Il film si prolunga per due ore riempito delle chiacchiere da poco, che coinvolgono Marianne, lasciando invece troppo in secondo piano ciò che sembra importare di più a Haugerud.
Love è ordinario dal punto di vista formale, è sconclusionato nella sua costruzione drammatica e narrativa ed è pieno di sé in modo francamente risibile, mentre ci spiattella banalità sulle relazioni sentimentali.
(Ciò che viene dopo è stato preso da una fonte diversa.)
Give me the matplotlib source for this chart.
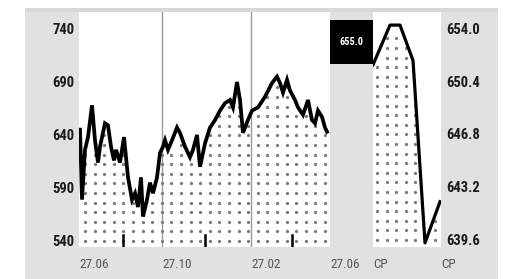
import numpy as np
import matplotlib.pyplot as plt
from matplotlib import font_manager
from matplotlib.patches import Rectangle

W, H, DPI = 514, 279, 100

# one-year chart: trading-day index and price
year_x = [1, 3, 6, 9, 13, 16, 19, 21, 26, 29,
          32, 35, 37, 41, 45, 49, 53, 56, 59, 62,
          64, 68, 71, 74, 78, 81, 84, 86, 89, 93,
          98, 101, 106, 111, 114, 118, 121, 126, 131, 136,
          141, 146, 151, 154, 158, 161, 164, 168, 173, 179,
          186, 193, 198, 201, 204, 208, 211, 216, 219, 224,
          229, 233, 236, 239, 243, 246, 248]
year_y = [645, 579, 626, 638, 668, 635, 614, 629, 651, 649,
          629, 616, 626, 614, 638, 600, 579, 585, 572, 600,
          563, 579, 595, 585, 600, 623, 629, 635, 626, 635,
          647, 642, 629, 619, 626, 640, 610, 632, 647, 654,
          663, 670, 673, 666, 690, 673, 642, 652, 663, 666,
          676, 689, 695, 689, 680, 692, 682, 673, 666, 659,
          673, 654, 651, 663, 657, 647, 643]
year_ticks = [0, 83, 172, 251]
year_labels = ["27.06", "27.10", "27.02", "27.06"]
year_mid = [44, 126, 213]
year_yticks = [540, 590, 640, 690, 740]

# intraday chart
day_x = [0, 17, 27, 40, 52, 67]
day_y = [651.5, 654.2, 654.2, 651.8, 639.4, 642.2]
day_yticks = [639.6, 643.2, 646.8, 650.4, 654.0]
day_ticks = [0, 68]
day_labels = ["CP", "CP"]
prev_close = "655.0"


def pick_font(names):
    have = {f.name for f in font_manager.fontManager.ttflist}
    for n in names:
        if n in have:
            return n
    return "DejaVu Sans"


FONT = pick_font(["Liberation Sans Narrow", "Roboto Condensed", "Liberation Sans"])
plt.rcParams["font.family"] = [FONT, "DejaVu Sans"]

fig = plt.figure(figsize=(W / DPI, H / DPI), dpi=DPI, facecolor="white")


def px_axes(x0, y0, x1, y1):
    return fig.add_axes([x0 / W, 1 - y1 / H, (x1 - x0) / W, (y1 - y0) / H])


def px_rect(x0, y0, x1, y1, color, z=0):
    fig.add_artist(Rectangle((x0 / W, 1 - y1 / H), (x1 - x0) / W, (y1 - y0) / H,
                             transform=fig.transFigure, color=color, zorder=z, lw=0))


def dot_fill(ax, xs, ys, base, x_start_px, step_px=9.6):
    x0, x1 = ax.get_xlim()
    y0, y1 = ax.get_ylim()
    bb = ax.get_position()
    wpx, hpx = bb.width * W, bb.height * H
    dx = (x1 - x0) / wpx * step_px
    dy = (y1 - y0) / hpx * step_px
    gx = np.arange(x0 + (x1 - x0) / wpx * x_start_px, x1, dx)
    gy = np.arange(base, y1, dy)
    GX, GY = np.meshgrid(gx, gy)
    GX, GY = GX.ravel(), GY.ravel()
    line = np.interp(GX, xs, ys)
    margin = (y1 - y0) / hpx * 4
    keep = (GX >= xs[0]) & (GX <= xs[-1]) & (GY < line - margin)
    ax.scatter(GX[keep], GY[keep], s=5.5, color="#7c7c7c", linewidths=0, zorder=2)


# grey panel behind everything
px_rect(25, 8, 498, 279, "#e1e1e1")
px_rect(25, 8, 498, 12, "#d8d8d8")

# ---- left: one-year chart
ax = px_axes(79, 12, 330, 247)
ax.set_facecolor("white")
ax.set_xlim(0, 251)
ax.set_ylim(534.3, 756)
for s in ax.spines.values():
    s.set_visible(False)
for t in year_ticks[1:3]:
    ax.axvline(t, color="#9a9a9a", lw=1, zorder=1)
for t in year_mid:
    ax.axvline(t, ymin=0, ymax=0.05, color="black", lw=1.8, zorder=3)
dot_fill(ax, year_x, year_y, 540, 6)
ax.plot(year_x, year_y, color="black", lw=2.7, zorder=4, solid_joinstyle="miter")
ax.set_yticks(year_yticks)
ax.set_yticklabels([str(v) for v in year_yticks], fontweight="bold", fontsize=10.5, color="#1a1a1a")
ax.set_xticks(year_ticks)
ax.set_xticklabels(year_labels, fontsize=9.5, color="#555555", ha="left")
ax.tick_params(axis="y", length=0, pad=3)
ax.tick_params(axis="x", length=0, pad=8)

# ---- right: intraday chart
ax2 = px_axes(373, 12, 441, 247)
ax2.set_facecolor("white")
ax2.set_xlim(0, 68)
ax2.set_ylim(639.12, 655.09)
for s in ax2.spines.values():
    s.set_visible(False)
dot_fill(ax2, day_x, day_y, 639.6, 4)
ax2.plot(day_x, day_y, color="black", lw=2.3, zorder=4)
ax2.yaxis.tick_right()
ax2.set_yticks(day_yticks)
ax2.set_yticklabels([f"{v:.1f}" for v in day_yticks], fontweight="bold", fontsize=10.5, color="#1a1a1a")
ax2.set_xticks(day_ticks)
ax2.set_xticklabels(day_labels, fontsize=9.5, color="#555555", ha="left")
ax2.tick_params(axis="y", length=0, pad=4)
ax2.tick_params(axis="x", length=0, pad=8)

# previous close box
px_rect(330, 20, 373, 64, "black", z=5)
fig.text(351.5 / W, 1 - 42 / H, prev_close, color="white", fontsize=7.5,
         fontweight="bold", ha="center", va="center", zorder=6)

fig.savefig("out.png", dpi=DPI, facecolor="white")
Emerge invece anche in questo film, in modo prepotente, la capacità di Haugerud di utilizzare lo spazio della città – Oslo – in modo mirabile, viaggiando in verticale e in orizzontale, spostandosi sui traghetti e verso i tetti, sulle isole o la collina, restituendo tutta la complessità del paesaggio urbano, all’interno del quale i suoi personaggi si muovo costruendo senso alle loro esistenze e cercando luoghi in cui ricominciare a dialogare davvero, lontani dalla bolla social e dal distanziamento obbligato.
Il lavoro di Haugerud sugli spazi urbani è degno di Woody Allen, eppure qui non c’è alcuna mitizzazione nostalgica, nessuna esagerazione estetizzante, ma una capacità di compenetrare la realtà con un sguardo acutissimo.
Complessivamente mi pare che Love resti l’anello debole di una trilogia invece capace di raccontare una geografia di sentimenti e relazioni in modo maturo e pienamente contemporaneo.